Dr Diptesh Kanojia, Senior Lecturer at the Surrey Institute for People-Centred AI and project co-lead, said:
“Low-resource languages like Malayalam are often left behind simply because we don’t have the datasets needed to improve machine translation. Our work provides a strong foundation for both assessing and correcting translations – supporting Malayalam speakers while also opening the door to similar resources for many other underserved languages.”
The research also introduces an innovation with potentially wide-ranging implications: Weak Error Remarks. This additional layer of annotation allows human reviewers to quickly flag and describe specific translation errors – such as missing words, mistranslations or added phrases – without the burden of lengthy reports.

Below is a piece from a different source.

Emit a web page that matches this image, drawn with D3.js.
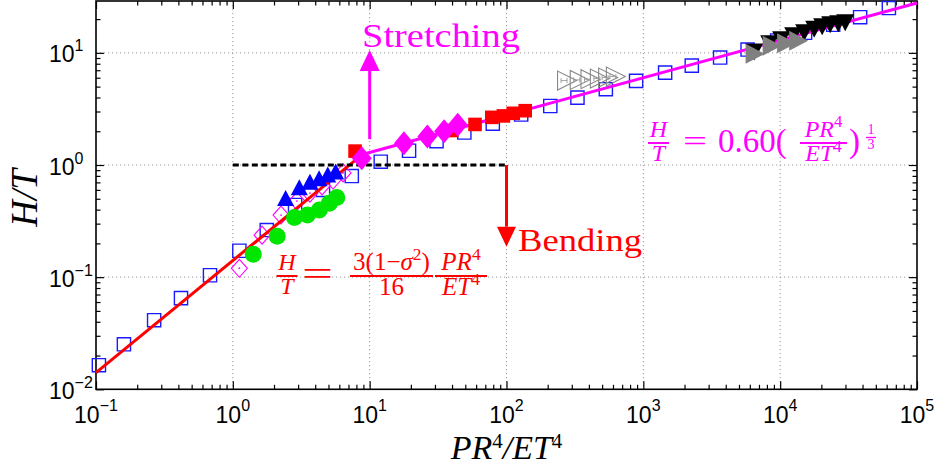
<!DOCTYPE html>
<html><head><meta charset="utf-8">
<script src="https://cdn.jsdelivr.net/npm/d3@7"></script>
<style>body{margin:0;background:#fff}svg{display:block}</style>
</head><body>
<svg id="chart" width="938" height="472"></svg>
<script>
// ---- data: H/T against PR^4/ET^4 ----
const squareX = [0.105, 0.160, 0.266, 0.418, 0.681, 1.116, 1.77, 2.85, 4.56, 7.40, 12.05, 19.4, 30.8, 49.2, 79.4, 128, 209, 330, 532, 885, 1443, 2260, 3640, 5780, 9510, 15200, 24400, 38400, 62300];
const squareY = [0.0164, 0.0252, 0.0413, 0.0650, 0.104, 0.172, 0.263, 0.44, 0.60, 0.797, 1.07, 1.34, 1.63, 1.95, 2.34, 2.82, 3.36, 3.99, 4.74, 5.62, 6.67, 7.70, 9.08, 10.7, 12.9, 15.1, 17.8, 20.8, 25.1];

const openDiamondX = [1.116, 1.635, 2.25, 2.94, 3.66, 4.49, 5.40, 6.39];
const openDiamondY = [0.120, 0.237, 0.358, 0.477, 0.562, 0.65, 0.735, 0.85];

const circleX = [1.41, 2.11, 2.82, 3.51, 4.29, 5.07, 5.75];
const circleY = [0.160, 0.232, 0.34, 0.358, 0.397, 0.455, 0.513];

const upTriX = [2.43, 3.06, 3.66, 4.27, 4.94, 5.64];
const upTriY = [0.507, 0.632, 0.71, 0.76, 0.823, 0.875];

const diamondX = [8.75, 17.8, 26.4, 35.0, 44.0];
const diamondY = [1.148, 1.56, 1.80, 2.0, 2.28];

const redSquareX = [7.82, 39.8, 58.9, 78.1, 94.9, 112, 137];
const redSquareY = [1.33, 2.03, 2.30, 2.66, 2.74, 2.89, 3.05];

const openRightX = [277, 343, 411, 481, 553, 630];
const openRightY = [5.66, 5.74, 5.82, 5.90, 6.02, 6.14];

const grayRightX = [6560, 8740, 11150, 13650];
const grayRightY = [9.8, 11.55, 12.2, 12.8];

const downTriX = [6457, 8318, 10170, 12450, 14970, 17730, 20280, 23190, 26550, 29870];
const downTriY = [10.2, 12.03, 13.06, 14.18, 15.09, 16.21, 17.07, 17.78, 18.15, 18.53];

// fitted laws
const poisson = 0.5;                       // sigma
const bendCoef = 3 * (1 - poisson * poisson) / 16;
const stretchCoef = 0.60;
const stretchExp = 1 / 3;

// regime guides
const guideX = [1, 100];  const guideY = 1;
const stretchArrow = {x: 10, y0: 1.7, y1: 10.6};
const bendArrow = {x: 100, y0: 1, y1: 0.187};

const xExponents = [-1, 0, 1, 2, 3, 4, 5];
const yExponents = [-2, -1, 0, 1];
const xDomain = [0.1, 1e5];
const yDomain = [0.01, 29];

// ---- layout ----
const L = 96, R = 917, T = 1, B = 389.3;
const svg = d3.select("#chart");
const x = d3.scaleLog().domain(xDomain).range([L, R]);
const y = d3.scaleLog().domain(yDomain).range([B, T]);

const minorTicks = (dom) => {
  const out = [];
  for (let e = Math.floor(Math.log10(dom[0])); e <= Math.ceil(Math.log10(dom[1])); e++)
    for (let k = 2; k <= 9; k++) { const v = k * Math.pow(10, e); if (v > dom[0] && v < dom[1]) out.push(v); }
  return out;
};
const xMajor = xExponents.map(e => Math.pow(10, e));
const yMajor = yExponents.map(e => Math.pow(10, e));

// grid
const grid = svg.append("g").attr("stroke", "#9a9a9a").attr("stroke-width", 1).attr("stroke-dasharray", "1.2,2.8");
xMajor.filter(v => v > xDomain[0] && v < xDomain[1]).forEach(v =>
  grid.append("line").attr("x1", x(v)).attr("x2", x(v)).attr("y1", T).attr("y2", B));
yMajor.filter(v => v > yDomain[0] && v < yDomain[1]).forEach(v =>
  grid.append("line").attr("y1", y(v)).attr("y2", y(v)).attr("x1", L).attr("x2", R));

// axes: inward ticks on all four sides
function addAxis(gen, tr, vals, len) {
  svg.append("g").attr("transform", tr)
    .call(gen.tickValues(vals).tickFormat("").tickSizeInner(-len).tickSizeOuter(0))
    .call(g => g.select(".domain").remove())
    .call(g => g.selectAll("line").attr("stroke", "#000").attr("stroke-width", 1.2));
}
const xMinor = minorTicks(xDomain), yMinor = minorTicks(yDomain);
addAxis(d3.axisBottom(x), `translate(0,${B})`, xMajor, 8);
addAxis(d3.axisBottom(x), `translate(0,${B})`, xMinor, 4.5);
addAxis(d3.axisTop(x), `translate(0,${T})`, xMajor, 8);
addAxis(d3.axisTop(x), `translate(0,${T})`, xMinor, 4.5);
addAxis(d3.axisLeft(y), `translate(${L},0)`, yMajor, 8);
addAxis(d3.axisLeft(y), `translate(${L},0)`, yMinor, 4.5);
addAxis(d3.axisRight(y), `translate(${R},0)`, yMajor, 8);
addAxis(d3.axisRight(y), `translate(${R},0)`, yMinor, 4.5);

const fmtExp = e => (e < 0 ? "\u2212" + (-e) : String(e));
const sans = "'Liberation Sans', Arial, Helvetica, sans-serif";
const serif = "'Liberation Serif', 'Times New Roman', serif";

xExponents.forEach(e => {
  const t = svg.append("text").attr("x", x(Math.pow(10, e))).attr("y", 423)
    .attr("text-anchor", "middle").attr("font-family", sans).attr("font-size", 23).attr("fill", "#000");
  t.append("tspan").text("10");
  t.append("tspan").attr("dy", -12).attr("font-size", 16).text(fmtExp(e));
});
yExponents.forEach(e => {
  const t = svg.append("text").attr("x", 49).attr("y", y(Math.pow(10, e)) + 9.5)
    .attr("font-family", sans).attr("font-size", 23).attr("fill", "#000");
  t.append("tspan").text("10");
  t.append("tspan").attr("dy", -11).attr("font-size", 16).text(fmtExp(e));
});

// axis titles
{
  const t = svg.append("text").attr("x", (L + R) / 2).attr("y", 459).attr("text-anchor", "middle")
    .attr("font-family", serif).attr("font-size", 34).attr("font-style", "italic").attr("fill", "#000");
  t.append("tspan").text("PR");
  t.append("tspan").attr("dy", -11).attr("font-size", 21).attr("font-style", "normal").text("4");
  t.append("tspan").attr("dy", 11).text("/ET");
  t.append("tspan").attr("dy", -11).attr("font-size", 21).attr("font-style", "normal").text("4");
}
svg.append("text").attr("transform", `translate(37,198) rotate(-90)`).attr("text-anchor", "middle")
  .attr("font-family", serif).attr("font-size", 37).attr("font-style", "italic").attr("fill", "#000")
  .text("H/T");

// frame
svg.append("rect").attr("x", L).attr("y", T).attr("width", R - L).attr("height", B - T)
  .attr("fill", "none").attr("stroke", "#000").attr("stroke-width", 1.6);

// ---- marker shapes ----
const diamondPath = (w, h) => `M0,${-h/2}L${w/2},0L0,${h/2}L${-w/2},0Z`;
const triPath = (dir, w, h) => ({
  up: `M0,${-h/2}L${w/2},${h/2}L${-w/2},${h/2}Z`,
  down: `M0,${h/2}L${w/2},${-h/2}L${-w/2},${-h/2}Z`,
  right: `M${w/2},0L${-w/2},${-h/2}L${-w/2},${h/2}Z`
})[dir];
const zip = (xs, ys) => xs.map((v, i) => [v, ys[i]]);

function markers(xs, ys, path, attrs) {
  const g = svg.append("g");
  g.selectAll("path").data(zip(xs, ys)).join("path")
    .attr("transform", d => `translate(${x(d[0])},${y(d[1])})`)
    .attr("d", path)
    .call(s => Object.entries(attrs).forEach(([k, v]) => s.attr(k, v)));
  return g;
}

// blue open squares
markers(squareX, squareY, `M-6.6,-6.6H6.6V6.6H-6.6Z`, {fill: "none", stroke: "#1a1aff", "stroke-width": 1.4});

// magenta open diamonds with centre dot
markers(openDiamondX, openDiamondY, diamondPath(16, 18), {fill: "none", stroke: "#ff00ff", "stroke-width": 1.1});
svg.append("g").selectAll("circle").data(zip(openDiamondX, openDiamondY)).join("circle")
  .attr("cx", d => x(d[0])).attr("cy", d => y(d[1])).attr("r", 0.9).attr("fill", "#ff00ff");

// fitted lines
const xCross = Math.pow(stretchCoef / bendCoef, 1 / (1 - stretchExp));
const line = d3.line().x(d => x(d[0])).y(d => y(d[1]));
svg.append("path").attr("d", line([xDomain[0], xCross].map(v => [v, bendCoef * v])))
  .attr("stroke", "#ff0000").attr("stroke-width", 3).attr("fill", "none");
svg.append("path").attr("d", line([xCross, xDomain[1]].map(v => [v, stretchCoef * Math.pow(v, stretchExp)])))
  .attr("stroke", "#ff00ff").attr("stroke-width", 3).attr("fill", "none");

// threshold guide H/T = 1
svg.append("line").attr("x1", x(guideX[0])).attr("x2", x(guideX[1])).attr("y1", y(guideY)).attr("y2", y(guideY))
  .attr("stroke", "#000").attr("stroke-width", 2.8).attr("stroke-dasharray", "6,3.5");

// filled markers
markers(circleX, circleY, d3.symbol(d3.symbolCircle, Math.PI * 8.5 * 8.5)(), {fill: "#00e600", stroke: "none"});
markers(upTriX, upTriY, triPath("up", 17, 16), {fill: "#0000ff", stroke: "none"});
markers(redSquareX, redSquareY, `M-6.8,-6.8H6.8V6.8H-6.8Z`, {fill: "#ff0000", stroke: "none"});
markers(diamondX, diamondY, diamondPath(20, 24), {fill: "#ff00ff", stroke: "none"});

// grey open right triangles with small horizontal error bars
markers(openRightX, openRightY, triPath("right", 19, 19), {fill: "none", stroke: "#888", "stroke-width": 1.1});
markers(openRightX, openRightY, "M-6,-2.5V2.5M-6,0H0M0,-2.5V2.5", {fill: "none", stroke: "#999", "stroke-width": 0.9});

markers(downTriX, downTriY, triPath("down", 18, 17), {fill: "#000", stroke: "none"});
markers(grayRightX, grayRightY, triPath("right", 19, 20), {fill: "#808080", stroke: "none"});

// regime arrows
function arrow(a, color, headL, headW) {
  const xa = x(a.x), y0 = y(a.y0), y1 = y(a.y1);
  const dir = y1 < y0 ? 1 : -1;
  svg.append("line").attr("x1", xa).attr("x2", xa).attr("y1", y0).attr("y2", y1 + dir * headL)
    .attr("stroke", color).attr("stroke-width", 3);
  svg.append("path").attr("d", `M${xa},${y1}L${xa + headW/2},${y1 + dir * headL}L${xa - headW/2},${y1 + dir * headL}Z`)
    .attr("fill", color);
}
arrow(stretchArrow, "#ff00ff", 21, 20);
arrow(bendArrow, "#ff0000", 20, 19);

svg.append("text").attr("x", 362).attr("y", 47).attr("font-family", serif).attr("font-size", 34)
  .attr("fill", "#ff00ff").attr("textLength", 158).attr("lengthAdjust", "spacingAndGlyphs").text("Stretching");
svg.append("text").attr("x", 518).attr("y", 251).attr("font-family", serif).attr("font-size", 32)
  .attr("fill", "#ff0000").attr("textLength", 124).attr("lengthAdjust", "spacingAndGlyphs").text("Bending");

// ---- formulas ----
// parts: [text, italic?, superscript?]
function runs(t, parts, size) {
  let raised = false;
  parts.forEach(([s, it, sup]) => {
    const ts = t.append("tspan").text(s).attr("font-style", it ? "italic" : "normal");
    if (sup) ts.attr("font-size", size * 0.7).attr("dy", -size * 0.4);
    else ts.attr("dy", raised ? size * 0.4 : 0);
    raised = !!sup;
  });
}
function frac(cx, barY, barW, num, den, color, size) {
  const g = svg.append("g").attr("fill", color).attr("font-family", serif).attr("font-size", size);
  const tn = g.append("text").attr("x", cx).attr("y", barY - 6).attr("text-anchor", "middle");
  runs(tn, num, size);
  const td = g.append("text").attr("x", cx).attr("y", barY + 1 + size * 0.72).attr("text-anchor", "middle");
  runs(td, den, size);
  g.append("line").attr("x1", cx - barW / 2).attr("x2", cx + barW / 2).attr("y1", barY).attr("y2", barY)
    .attr("stroke", color).attr("stroke-width", 2);
}
function eq(cx, cy, w, color, size) {
  svg.append("text").attr("x", cx - w / 2).attr("y", cy + size * 0.27).attr("font-family", serif)
    .attr("font-size", size).attr("fill", color).attr("textLength", w).attr("lengthAdjust", "spacingAndGlyphs").text("=");
}

// bending law (red)
frac(287, 276, 21, [["H", true]], [["T", true]], "#ff0000", 24);
eq(317.5, 276, 31, "#ff0000", 34);
frac(391.5, 276, 83, [["3(1\u2212", false], ["\u03c3", true], ["2", false, true], [")", false]], [["16", false]], "#ff0000", 25);
frac(461, 276, 52, [["PR", true], ["4", false, true]], [["ET", true], ["4", false, true]], "#ff0000", 25);

// stretching law (magenta)
frac(658.5, 143, 21, [["H", true]], [["T", true]], "#ff00ff", 24);
eq(695, 143, 24, "#ff00ff", 30);
svg.append("text").attr("x", 718).attr("y", 152).attr("font-family", serif).attr("font-size", 33)
  .attr("fill", "#ff00ff").text("0.60(");
frac(823.5, 143, 47, [["PR", true], ["4", false, true]], [["ET", true], ["4", false, true]], "#ff00ff", 24);
svg.append("text").attr("x", 849).attr("y", 152).attr("font-family", serif).attr("font-size", 33)
  .attr("fill", "#ff00ff").text(")");
{
  const g = svg.append("g").attr("fill", "#ff00ff").attr("font-family", serif).attr("font-size", 14).attr("text-anchor", "middle");
  g.append("text").attr("x", 871).attr("y", 134).text("1");
  g.append("text").attr("x", 871).attr("y", 148.5).text("3");
  g.append("line").attr("x1", 866).attr("x2", 876).attr("y1", 137.5).attr("y2", 137.5).attr("stroke", "#ff00ff").attr("stroke-width", 1.3);
}
</script>
</body></html>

Early results show that when these brief human notes are paired with large language models, systems become significantly better at identifying why a translation failed, not just that it failed – already outperforming existing evaluation methods.
“Malayalam is one of India’s classical languages, spoken by millions, yet it remains severely under-resourced for reference-free machine translation evaluation. By introducing Weak Error Remarks, we offer a lightweight and interpretable form of human-annotated supervision that captures translation errors beyond scalar scores. This added context enables learning signals that help large language models reason more effectively about translation quality, demonstrating how simple, human-centric annotations can significantly strengthen MT evaluation in low-resource settings.”
The team has now completed most of the annotations, with a public release of the dataset scheduled for April 2026. Beyond Malayalam, the methodology offers a template for improving machine translation across dozens of underserved languages – including many spoken across India, Africa and Creole-speaking regions – where high-quality data remains scarce but demand is growing fast.